The reality of being a large IT organization today means having an environment that includes multiple data centers, each a distinct IT island. While each datacenter may be well-managed as far as compute power goes — and there's no need for better utilization (they're happy to just buy more commodity boxes) — they're faced with this “Wild West” in terms of managing the data between those different islands. There are common scenarios where enterprises have a distributed organization with large data sharing and distribution needs — anywhere from replicating data between data centers and clusters, to better flow management, to improving collaboration among a distributed team, and better analysis.
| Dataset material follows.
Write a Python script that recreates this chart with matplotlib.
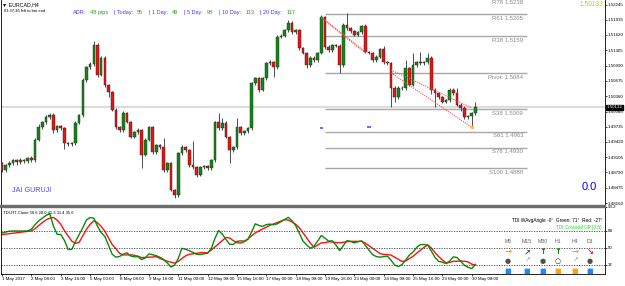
import matplotlib
matplotlib.use("Agg")
import matplotlib.pyplot as plt
import numpy as np

plt.rcParams['font.family'] = ['Liberation Sans', 'DejaVu Sans']

# Datos de las velas EURCAD H4 --------------------------------------------------------------------------------
primer_open = 1.4898
cierres = [1.4884, 1.4894, 1.4898, 1.4904, 1.4900, 1.4904, 1.4902, 1.4908, 1.4904, 1.4946,
           1.4972, 1.4983, 1.4993, 1.4997, 1.4966, 1.4974, 1.4970, 1.4939, 1.4937, 1.4939,
           1.4981, 1.4997, 1.5069, 1.5096, 1.5102, 1.5141, 1.5080, 1.5115, 1.5059, 1.5044,
           1.5008, 1.4972, 1.4966, 1.5001, 1.4983, 1.4952, 1.4962, 1.4966, 1.4915, 1.4946,
           1.4972, 1.4921, 1.4935, 1.4931, 1.4884, 1.4898, 1.4843, 1.4832, 1.4919, 1.4931,
           1.4925, 1.4894, 1.4890, 1.4874, 1.4890, 1.4892, 1.4888, 1.4904, 1.4983, 1.4970,
           1.4981, 1.4952, 1.4925, 1.4931, 1.4972, 1.4960, 1.4964, 1.4970, 1.5063, 1.5073,
           1.5049, 1.5073, 1.5104, 1.5106, 1.5096, 1.5158, 1.5160, 1.5172, 1.5187, 1.5168,
           1.5172, 1.5135, 1.5125, 1.5100, 1.5115, 1.5110, 1.5125, 1.5199, 1.5137, 1.5131,
           1.5141, 1.5140, 1.5100, 1.5183, 1.5176, 1.5170, 1.5162, 1.5168, 1.5180, 1.5127,
           1.5125, 1.5110, 1.5117, 1.5133, 1.5106, 1.5104, 1.5053, 1.5034, 1.5053, 1.5052,
           1.5094, 1.5059, 1.5100, 1.5106, 1.5104, 1.5106, 1.5115, 1.5049, 1.5042, 1.5034,
           1.5024, 1.5028, 1.5049, 1.5042, 1.5018, 1.5012, 1.4993, 1.4995, 1.5001, 1.50132]

# mechas en pips
mecha_arriba = [3, 3, 4, 3, 3, 5, 3, 3, 4, 4,
                6, 3, 4, 5, 4, 3, 3, 3, 3, 3,
                3, 3, 4, 3, 4, 8, 4, 3, 3, 3,
                3, 3, 3, 4, 3, 3, 3, 4, 3, 3,
                3, 3, 3, 3, 20, 3, 3, 3, 3, 4,
                3, 3, 50, 3, 3, 3, 3, 3, 3, 18,
                10, 3, 3, 3, 20, 3, 3, 3, 3, 3,
                3, 3, 3, 4, 3, 4, 3, 3, 5, 3,
                3, 3, 3, 3, 3, 3, 3, 4, 3, 4,
                3, 3, 3, 4, 25, 3, 3, 3, 3, 4,
                3, 3, 3, 3, 6, 3, 3, 3, 3, 3,
                16, 3, 24, 3, 20, 3, 10, 3, 3, 3,
                3, 3, 4, 3, 10, 3, 3, 3, 3, 10]
mecha_abajo = [4, 3, 3, 4, 6, 3, 3, 3, 3, 4,
               3, 3, 4, 3, 5, 3, 4, 12, 3, 3,
               3, 3, 3, 3, 3, 3, 4, 3, 5, 10,
               3, 4, 3, 3, 3, 3, 3, 3, 27, 3,
               3, 4, 3, 3, 3, 3, 3, 6, 3, 3,
               3, 3, 3, 4, 3, 3, 3, 3, 3, 3,
               3, 3, 26, 3, 3, 3, 3, 3, 3, 3,
               4, 3, 3, 3, 20, 3, 3, 3, 3, 3,
               3, 4, 3, 6, 3, 3, 3, 3, 3, 3,
               3, 3, 16, 3, 3, 3, 3, 3, 3, 3,
               3, 3, 3, 3, 3, 3, 40, 10, 3, 3,
               3, 3, 3, 3, 3, 3, 3, 8, 28, 3,
               3, 3, 3, 3, 3, 6, 3, 3, 22, 3]

# Indicador TDI ------------------------
tdi_verde = [65.7, 66.6, 67.5, 67.7, 67.7, 67.7, 67.7, 67.7, 69.6, 74.5,
             78.6, 81.5, 84.3, 86.0, 72.8, 64.2, 64.0, 57.6, 48.1, 48.1,
             56.6, 63.9, 71.3, 79.5, 82.0, 81.3, 72.7, 66.0, 62.0, 52.4,
             43.0, 39.9, 40.6, 43.0, 44.5, 41.2, 40.2, 40.5, 37.3, 39.0,
             43.4, 42.5, 41.5, 39.8, 37.4, 33.8, 29.5, 31.3, 38.5, 49.3,
             48.3, 46.8, 45.0, 42.9, 42.7, 43.4, 44.1, 49.0, 59.8, 68.2,
             64.4, 58.8, 53.6, 53.4, 56.7, 57.2, 56.9, 58.8, 66.9, 75.3,
             73.6, 72.5, 74.5, 75.0, 74.3, 75.4, 77.6, 80.0, 82.2, 78.6,
             73.4, 65.4, 57.0, 53.0, 49.3, 51.6, 57.0, 62.9, 60.0, 56.9,
             57.3, 52.7, 46.9, 52.3, 57.5, 56.5, 55.1, 56.3, 57.2, 52.5,
             47.3, 42.5, 40.5, 39.9, 40.5, 41.0, 36.6, 31.4, 30.0, 32.1,
             36.9, 42.2, 45.3, 50.4, 53.3, 53.3, 52.6, 46.2, 39.5, 35.4,
             34.5, 33.0, 36.0, 40.3, 39.4, 35.3, 31.2, 29.1, 27.7, 32.3]
tdi_rojo = [63.9, 64.4, 64.9, 65.4, 65.9, 66.4, 66.9, 67.3, 67.8, 70.2,
            73.6, 76.8, 79.6, 81.3, 82.1, 79.2, 74.9, 67.9, 62.4, 56.9,
            54.5, 55.7, 62.8, 69.7, 74.8, 78.6, 76.5, 72.5, 67.5, 60.3,
            53.3, 48.8, 44.0, 42.3, 42.3, 42.3, 41.9, 41.0, 39.4, 39.6,
            39.9, 40.1, 40.4, 38.6, 37.0, 35.5, 34.6, 33.5, 35.3, 38.5,
            41.3, 42.9, 43.4, 44.0, 44.6, 44.6, 44.6, 47.4, 50.8, 54.1,
            57.5, 60.8, 60.3, 57.5, 55.2, 54.9, 56.3, 59.5, 62.6, 65.7,
            67.9, 69.8, 71.8, 73.8, 75.3, 76.8, 78.2, 79.7, 79.3, 77.3,
            74.9, 71.1, 65.7, 60.4, 54.9, 50.3, 52.8, 55.1, 55.3, 56.3,
            56.0, 55.4, 55.1, 55.7, 56.5, 56.7, 56.7, 56.7, 56.7, 54.8,
            52.0, 49.2, 46.4, 43.7, 42.8, 42.6, 42.1, 39.8, 37.6, 35.3,
            35.9, 38.4, 40.9, 44.2, 47.3, 50.4, 53.0, 49.5, 44.6, 40.4,
            36.9, 33.8, 34.3, 35.5, 35.6, 35.9, 35.5, 34.9, 32.4, 31.6]

# niveles fibo / pivot
fibo_nombres = ["R78", "R61", "R38", "Pivot:", "S38", "S61", "S78", "S100"]
fibo_niveles = [1.5238, 1.5205, 1.5159, 1.5084, 1.5009, 1.4963, 1.4930, 1.4888]
fibo_inicio = 88
fibo_fin = 143

# lineas rojas punteadas (barra, precio)
tend_barras = [[87, 99], [106, 128], [106, 128]]
tend_precios = [[1.5199, 1.5127], [1.5090, 1.5012], [1.5084, 1.4972]]
marcas_azules_barras = [87, 100]
marcas_azules_precios = [1.4970, 1.4972]

precio_bid = 1.50132
precio_ticks = [1.52245, 1.51935, 1.51620, 1.51305, 1.50990, 1.50675, 1.50360,
                1.50045, 1.49735, 1.49420, 1.49105, 1.48790, 1.48475, 1.48160]
fechas = ["1 May 2017", "2 May 08:00", "3 May 16:00", "5 May 00:00", "8 May 08:00",
          "9 May 16:00", "11 May 00:00", "12 May 08:00", "15 May 16:00", "17 May 00:00",
          "18 May 08:00", "19 May 16:00", "23 May 00:00", "24 May 08:00", "25 May 16:00",
          "29 May 00:00", "30 May 08:00"]
fechas_barras = list(range(0, 129, 8))
ind_ticks = [93.2, 68, 50, 32]
ind_niveles = [68, 50, 32]

adr_nombres = ["ADR:", "| Today:", "| 1 Day:", "| 5 Day:", "| 10 Day:", "| 20 Day:"]
adr_valores = ["48 pips", "55", "49", "98", "113", "117"]

W, H = 625, 286
fig = plt.figure(figsize=(W / 100, H / 100), dpi=100)
rend = fig.canvas.get_renderer()

def fx(px):
    return px / W

def fy(py):
    return 1 - py / H

# Grafico principal --------------------------------------------------------------------------------
ax1 = fig.add_axes([fx(1), fy(205), fx(604), 205 / H])
x = np.arange(len(cierres))
c = np.array(cierres)
o = np.array([primer_open] + cierres[:-1])
hi = np.maximum(o, c) + np.array(mecha_arriba) * 0.0001
lo = np.minimum(o, c) - np.array(mecha_abajo) * 0.0001

ax1.axhline(precio_bid, color="#dcdcdc", lw=1.6, zorder=0)
ax1.vlines(x, lo, hi, color="#303030", lw=0.6, zorder=2)
colores = np.where(c >= o, "#12881a", "#e81414")
alto = np.maximum(np.abs(c - o), 0.00007)
ax1.bar(x, alto, bottom=np.minimum(o, c), width=0.72, color=colores,
        edgecolor="#202020", linewidth=0.3, zorder=3)

# niveles fibo
for nom, niv in zip(fibo_nombres, fibo_niveles):
    ax1.hlines(niv, fibo_inicio, fibo_fin, color="#a8a8a8", lw=1.0, zorder=1)
    ax1.annotate(nom + " " + "%.4f" % niv, (fibo_fin - 1, niv), xytext=(0, -3),
                 textcoords="offset points", ha="right", va="center",
                 fontsize=4.3, color="#8c8c8c", annotation_clip=False)

# lineas de tendencia
for tb, tp in zip(tend_barras, tend_precios):
    ax1.plot(tb, tp, color="#ff5050", lw=0.8, ls=(0, (1, 1)), zorder=4)
ax1.plot(tend_barras[0], np.array(tend_precios[0]) - 0.0002, color="#ff5050", lw=0.8,
         ls=(0, (1, 1)), zorder=4)
ax1.plot(tend_barras[2][1], tend_precios[2][1], "s", ms=2, color="#ffc040", zorder=5)
ax1.hlines(marcas_azules_precios, np.array(marcas_azules_barras) - 0.5,
           np.array(marcas_azules_barras) + 0.5, color="#5050ff", lw=1.2)

ax1.set_xlim(-0.3, 164.3)
ax1.set_ylim(1.48121, 1.5234)
ax1.set_xticks([])
ax1.yaxis.tick_right()
ax1.set_yticks(precio_ticks)
ax1.set_yticklabels(["%.5f" % p for p in precio_ticks])
ax1.tick_params(axis="y", labelsize=3.2, length=1.5, pad=0.6, width=0.5)
for s in ax1.spines.values():
    s.set_linewidth(0.6)
ax1.spines["top"].set_visible(False)
ax1.spines["bottom"].set_visible(False)

ax1.text(1.003, precio_bid, "%.5f" % precio_bid, transform=ax1.get_yaxis_transform(),
         fontsize=3.2, color="white", va="center", ha="left",
         bbox=dict(boxstyle="square,pad=0.12", fc="black", ec="black"))

# textos del grafico principal
fig.text(fx(2), fy(4.5), "\u25bc EURCAD,H4", fontsize=3.8, va="center")
fig.text(fx(4), fy(11), "03:37:36 left to bar end", fontsize=2.9, va="center")
pos = 73
for nom, val in zip(adr_nombres, adr_valores):
    t = fig.text(fx(pos), fy(12.3), nom, fontsize=4.0, color="#3c3cff", va="center")
    pos += t.get_window_extent(rend).width + 4
    t = fig.text(fx(pos), fy(12.3), val, fontsize=4.0, color="#20a020", va="center")
    pos += t.get_window_extent(rend).width + 6
fig.text(fx(603), fy(5), "1.50133", fontsize=4.8, color="#9cdc20", va="center", ha="right")
fig.text(fx(589), fy(187), "0.0", fontsize=8, color="#0000ff", va="center", ha="center")
fig.text(fx(12), fy(190), "JAI GURUJI", fontsize=5.2, color="#4848ff", va="center")

# separador de ventanas
fig.add_artist(plt.Rectangle((fx(0), fy(207)), fx(605), 2.5 / H, transform=fig.transFigure,
                             color="#6c6c6c"))

# Indicador TDI --------------------------------------------------------------------------------
ax2 = fig.add_axes([fx(1), fy(274), fx(604), (274 - 207) / H])
ax2.plot(x, tdi_rojo, color="#ff1010", lw=1.0)
ax2.plot(x, tdi_verde, color="#0a8a0a", lw=1.0)
for n in ind_niveles:
    ax2.axhline(n, color="#404040", lw=0.6, ls=(0, (1.5, 1.5)))
ax2.set_xlim(-0.3, 164.3)
ax2.set_ylim(22, 93.2)
ax2.yaxis.tick_right()
ax2.set_yticks(ind_ticks)
ax2.set_yticklabels(["93.2", "68", "50", "32"])
ax2.set_xticks(fechas_barras)
ax2.set_xticklabels(fechas, ha="left")
ax2.tick_params(axis="both", labelsize=3.2, length=1.5, pad=0.6, width=0.5)
for s in ax2.spines.values():
    s.set_linewidth(0.6)
ax2.spines["top"].set_visible(False)

fig.text(fx(3), fy(213), "TDI-RT-Clone 56.6 28.0 41.3 31.4 35.6", fontsize=3.0, va="center")
fig.text(fx(602), fy(220.5), "TDI WAvgAngle -0\u00b0  Green: 71\u00b0  Red: -27\u00b0",
         fontsize=3.4, va="center", ha="right")
fig.text(fx(602), fy(227.7), "TDI Crossed UP [3.5]", fontsize=3.4, va="center", ha="right",
         color="#28d828")

# panel de marcos temporales
marcos = ["M5", "M15", "M30", "H1", "H4", "D1"]
marcos_x = [508, 527, 543, 558, 575, 590]
flechas = ["\u2192", "\u2197", "\u2191", "\u2191", "\u2192", "\u2198"]
flechas_col = ["#ff9a10", "#0a8a0a", "#0a8a0a", "#0a8a0a", "#ff9a10", "#ff1010"]
puntos = ["\u25cf", "\u2197", "\u25cf", "\u25cb", "\u2197", "\u25cf"]
puntos_col = ["#505050", "#b4b4b4", "#505050", "#303030", "#b4b4b4", "#505050"]
cuadros_col = ["#1e88ff", "#1e88ff", "#1e88ff", "#ffa010", "#ffa010", "#1e88ff"]
for i in range(len(marcos)):
    px = marcos_x[i]
    fig.text(fx(px), fy(241.7), marcos[i], fontsize=3.8, color="#606060", ha="center", va="center")
    fig.text(fx(px), fy(251.7), flechas[i], fontsize=6, color=flechas_col[i], ha="center",
             va="center", fontweight="bold", family="DejaVu Sans")
    fig.text(fx(px), fy(261), puntos[i], fontsize=5, color=puntos_col[i], ha="center",
             va="center", fontweight="bold", family="DejaVu Sans")
    fig.text(fx(px), fy(271.5), "\u25a0", fontsize=5, color=cuadros_col[i], ha="center",
             va="center", family="DejaVu Sans")

plt.savefig("out.png", dpi=100)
Grid allows these enterprises to tie these multiple IT islands together, without ripping out and replacing existing infrastructure. If a company has a group of users in the United States with one large set of data, and another group in Japan with other large sets of data, it often is not practical to move the data … but it is possible to run jobs against that data remotely instead.

This is where Grid thrives. Organizations are no longer pressured to either move the compute or move the data. By knitting together distinct IT islands for computation, as well as the data, with security that overlays on existing, often hairy security environments, organizations can begin to tame the Wild West and leave a rip-and-replace mentality behind.

Understanding the Similarities Between Science and Enterprise Data

For many applications, the data environment in enterprises is increasingly similar in nature to that encountered in e-Science and research grids today.

As Grid pioneer Carl Kesselman says, “Scientific data tends to be reasonably large in size and tends to be images, numeric data or experimental data. There are many enterprise-level data and data mining types of activities that have those characteristics. For example, we're looking at large-scale data mining in inventory management and decision support types of data operations which, at the end of the day, is no different from the data environment in a company like Acxiom.”

A distinguishing feature of science data is that it may be represented using a mixture of technologies, with the data itself being file-based and the supporting metadata being stored in a relational database — but in the end it is all structured data. The notion that enterprise data is inherently different from science data is a misconception, which results because people equate “file-based” data to “unstructured” data. As the volume of data managed by enterprise applications increases, we will see more instances of this type of 'hybrid' data set where Grid data management technologies excel.